Saturday, 24 January 2015
Desperate Journalist - Desperate Journalist;- A review
I'll come clean. It wasn't a song on the radio, or a video link on social media. It was the name. I've since learnt it is a reference to a The Cure radio session where they changed the name to one of their songs to 'Desperate Journalist in Ongoing Meaningful Review Situation' in response to a scathing attack by journalist Paul Morley in a review of their debut album. I just thought it was a brilliant name. There is a chasm the size of the Grand Canyon between a writer and a journalist and an even bigger void between that and a desperate journalist, the kind you would more than likely find working for a tabloid. Or worse, a freelance that wants to work for a tabloid. There be a desperate journalist.
Of course, by nature of the fact it was a name of a band, you click on the link and watch the video or listen to the stream from Soundcloud. There was a part of me that thought they might be a one man dance act or MC. However I was pleasantly surprised.
What struck me immediately was the Marr-esque guitar. The unmistakable sound of a 12 string Rickenbacker. Then the vocal. Then how much singer, Jo Bevan, looks like writer and comedienne, Holly Walsh.
Finally, it was, someone needs to introduce this lot to Morrissey. With his penchant for strong female vocalists in the guise of Anna Calvi and Kristeen Young, who have been his most recent supporting acts, and the fact that they have perfected the ability to sound like The Smiths, whilst also sounding like The Cure, Echo and the Bunnymen, New Order, but still being themselves.
The initial exposure was of non-album tracks, Organ, Mistakes and Kitten which are the sound of a band developing their sound. Finally, there was Cristina and Happening where the chemical reaction was complete, and these two are front and centre on their debut, self-titled album.
The biggest contrast between the early and album songs are the guitar sounds. Robert Hardy sounds far more confident in his ability and the hooks and riffs are prominent and take the lead in the song, where on the early efforts there is a reliance on distorted power chords, which only really appear when necessary and have the best impact, such as in the chorus to 'Heartbeats' where Jo's falsetto rises above the guitar with spectacular results. "I can't bear you heartbeats". Stunning.
Ultimately, this record is a knock-out. A broad canvas of sonic landscapes and intricate detail. From the opening notes of Control to the elongated climax to Heartbeats, the pace doesn't drop and the quality doesn't waver.
'Eulogy' encapsulates their name perfectly. "What would we do / without your vital view" bites at the very nature of our view of the journalist.
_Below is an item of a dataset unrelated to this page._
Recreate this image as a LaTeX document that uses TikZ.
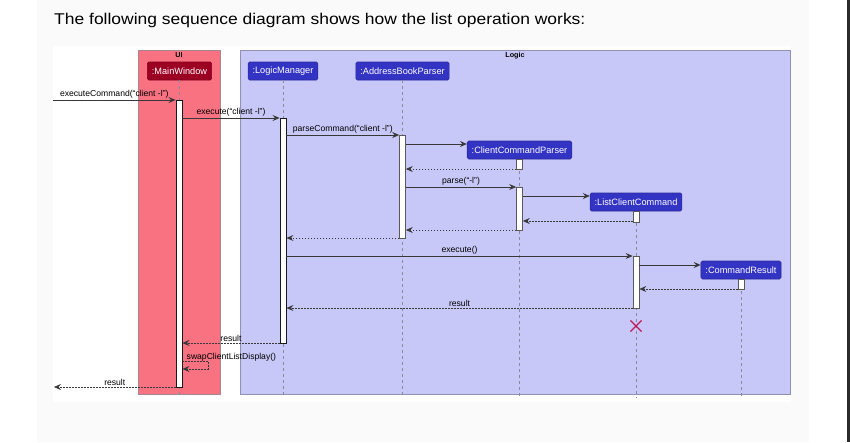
\documentclass[tikz,border=0pt]{standalone}
\usepackage{fontspec}
\setmainfont{Liberation Sans}
\usetikzlibrary{arrows.meta,shapes.misc}
\definecolor{panelgrey}{HTML}{FAFAFA}
\definecolor{stripdark}{HTML}{2B2B2B}
\definecolor{uifill}{HTML}{F87282}
\definecolor{uiborder}{HTML}{A88890}
\definecolor{logicfill}{HTML}{C8C8F8}
\definecolor{logicborder}{HTML}{9090B0}
\definecolor{mwred}{HTML}{9C0022}
\definecolor{partblue}{HTML}{3434C4}
\definecolor{linegrey}{HTML}{383838}
\definecolor{lifegrey}{HTML}{8A8A9A}
\definecolor{destroyred}{HTML}{C0185A}
\tikzset{
  frame/.style={anchor=north west, inner sep=0pt, line width=0.8pt},
  framelbl/.style={font=\bfseries\fontsize{7.2}{8}\selectfont, inner sep=0pt},
  part/.style={font=\fontsize{9.2}{10}\selectfont, text=white, minimum height=18pt,
    inner xsep=4.5pt, inner ysep=0pt, rounded corners=1.5pt, line width=0.6pt},
  lifeline/.style={draw=lifegrey, line width=0.6pt, dash pattern=on 3pt off 3pt},
  act/.style={draw=black!65, fill=white, minimum width=6pt, inner sep=0pt, line width=0.7pt},
  actmain/.style={act, draw=black!90, line width=0.9pt},
  msg/.style={draw=linegrey, line width=0.8pt, -{Stealth[length=7pt,width=6pt,inset=2.5pt]}},
  ret/.style={draw=linegrey, line width=0.6pt, dash pattern=on 1.5pt off 1.5pt,
    -{Stealth[length=7pt,width=6pt,inset=2.5pt]}},
  lbl/.style={font=\fontsize{8.6}{9}\selectfont, inner sep=1.5pt, text=black}
}
\begin{document}
\begin{tikzpicture}[x=1pt,y=-1pt]
\useasboundingbox (0,0) rectangle (850,442);
\fill[white] (0,0) rectangle (850,442);
\fill[panelgrey] (37,0) rectangle (809,442);
\fill[stripdark] (847,0) rectangle (850,442);
\fill[white] (53,46) rectangle (791,402);

\node[anchor=base west, inner sep=0pt, font=\fontsize{15.6}{18}\selectfont] (title) at (54,24)
  {\scalebox{1.12}[1]{The following sequence diagram shows how the list operation works:}};

% frames
\node[frame, fill=uifill, draw=uiborder, minimum width=82pt, minimum height=344pt] (ui) at (138,50) {};
\node[frame, fill=logicfill, draw=logicborder, minimum width=550pt, minimum height=344pt] (logic) at (240,50) {};
\node[framelbl] (uilbl) at (179,55.5) {UI};
\node[framelbl] (logiclbl) at (515,56) {Logic};

% participants
\node[part, fill=mwred, draw=mwred!80!black] (mw) at (179.5,71) {:MainWindow};
\node[part, fill=partblue, draw=partblue!80!black] (lm) at (283,71) {:LogicManager};
\node[part, fill=partblue, draw=partblue!80!black] (abp) at (402.5,71) {:AddressBookParser};
\node[part, fill=partblue, draw=partblue!80!black] (ccp) at (519.5,150) {:ClientCommandParser};
\node[part, fill=partblue, draw=partblue!80!black] (lcc) at (636,202) {:ListClientCommand};
\node[part, fill=partblue, draw=partblue!80!black] (cr) at (741,270) {:CommandResult};

% lifelines
\draw[lifeline] (mw.south) -- (mw.south |- 0,398);
\draw[lifeline] (lm.south) -- (lm.south |- 0,398);
\draw[lifeline] (abp.south) -- (abp.south |- 0,398);
\draw[lifeline] (ccp.south) -- (ccp.south |- 0,398);
\draw[lifeline] (lcc.south) -- (lcc.south |- 0,398);
\draw[lifeline] (cr.south) -- (cr.south |- 0,398);

% activations
\node[actmain, minimum height=287pt] (aMW) at (179,243.5) {};
\node[actmain, minimum height=225pt] (aLM) at (283,230.5) {};
\node[act, minimum height=103pt] (aABP) at (402.5,186.5) {};
\node[act, minimum height=10pt] (aCCP1) at (519.5,164) {};
\node[act, minimum height=43pt] (aCCP2) at (519.5,208.5) {};
\node[act, minimum height=11pt] (aLCC1) at (636,216.5) {};
\node[act, minimum height=52pt] (aLCC2) at (636,282) {};
\node[act, minimum height=10pt] (aCR) at (741,284) {};

% messages
\coordinate (extIn) at (53,100);
\coordinate (extOut) at (54,387);
\draw[msg] (extIn) -- (aMW.west |- extIn) node[lbl, midway, above] {executeCommand(“client -l”)};
\draw[msg] (aMW.east |- 0,118) -- (aLM.west |- 0,118) node[lbl, midway, above] {execute(“client -l”)};
\draw[msg] (aLM.east |- 0,135) -- (aABP.west |- 0,135) node[lbl, midway, above] {parseCommand(“client -l”)};
\draw[msg] (aABP.east |- 0,144) -- (ccp.west |- 0,144);
\draw[ret] (aCCP1.west |- 0,169) -- (aABP.east |- 0,169);
\draw[msg] (aABP.east |- 0,187) -- (aCCP2.west |- 0,187) node[lbl, midway, above] {parse(“-l”)};
\draw[msg] (aCCP2.east |- 0,196) -- (lcc.west |- 0,196);
\draw[ret] (aLCC1.west |- 0,221) -- (aCCP2.east |- 0,221);
\draw[ret] (aCCP2.west |- 0,230) -- (aABP.east |- 0,230);
\draw[ret] (aABP.west |- 0,238) -- (aLM.east |- 0,238);
\draw[msg] (aLM.east |- 0,256) -- (aLCC2.west |- 0,256) node[lbl, midway, above] {execute()};
\draw[msg] (aLCC2.east |- 0,265) -- (cr.west |- 0,265);
\draw[ret] (aCR.west |- 0,289) -- (aLCC2.east |- 0,289);
\draw[ret] (aLCC2.west |- 0,308) -- (aLM.east |- 0,308) node[lbl, midway, above] {result};
\node[cross out, draw=destroyred, line width=1.1pt, minimum size=10pt, inner sep=0pt] (destroy) at (636,326) {};
\draw[ret] (aLM.west |- 0,343) -- (aMW.east |- 0,343) node[lbl, midway, above] {result};
\coordinate (swapTurn) at (208,365);
\draw[ret] (aMW.east |- 0,361) -| (swapTurn) |- (aMW.east |- 0,369);
\node[lbl, anchor=base west, inner sep=0pt] (swaplbl) at (186.5,359) {swapClientListDisplay()};
\draw[ret] (aMW.west |- extOut) -- (extOut) node[lbl, midway, above] {result};
\end{tikzpicture}
\end{document}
The throng of shouting reporters with their Dictaphones thrust into the faces of the innocent, the guilty and the irrelevant, and when they fail to get their story, they say what they want anyway.
The overriding feeling with this record is somewhat desperate. In the lyrics written by Bevan, she talks of the anger of lost love or break up (Nothing and Remainder), the possibility of love (Hesitate) and the feeling of being lost (Cristina). The delivery is so full of the emotion and heartache of the lyrics which is only enhanced by the wall of sound behind her and its enchanting and it's breath-taking.
This is an irresistible album. Powerful and confident. It doesn't sound like a debut effort. The difference between the earlier songs and the 12 on the record demonstrates the progression and the work to create the Desperate Journalist sound.
If I was going to be pernickety, I would say that final song 'Cement' should probably have been swapped with 'Heartbeats' with its anthemic crescendo concluding the album perfectly. That isn't a slight on the song, maybe just it's placement.
This band don't just deserve recognition. It's essential that they get it. The derivative, radio friendly pop-rock that pollutes much of the Absolute and XFM playlists is dull and insipid. Two words you could never say about Desperate Journalist.
The debut album is out on Fierce Panda on Monday, although the Mp3 has been available since November. With all due respect to Fierce Panda, although this has always been their forte, giving new bands an opportunity (and long may it continue), this album needs a bigger label release and to be heard on car radios and Spotify.
In the mean time, buy it now.
To paraphrase the first lines of the album "I'm so happy that they're here / Just ecstatic that they're here.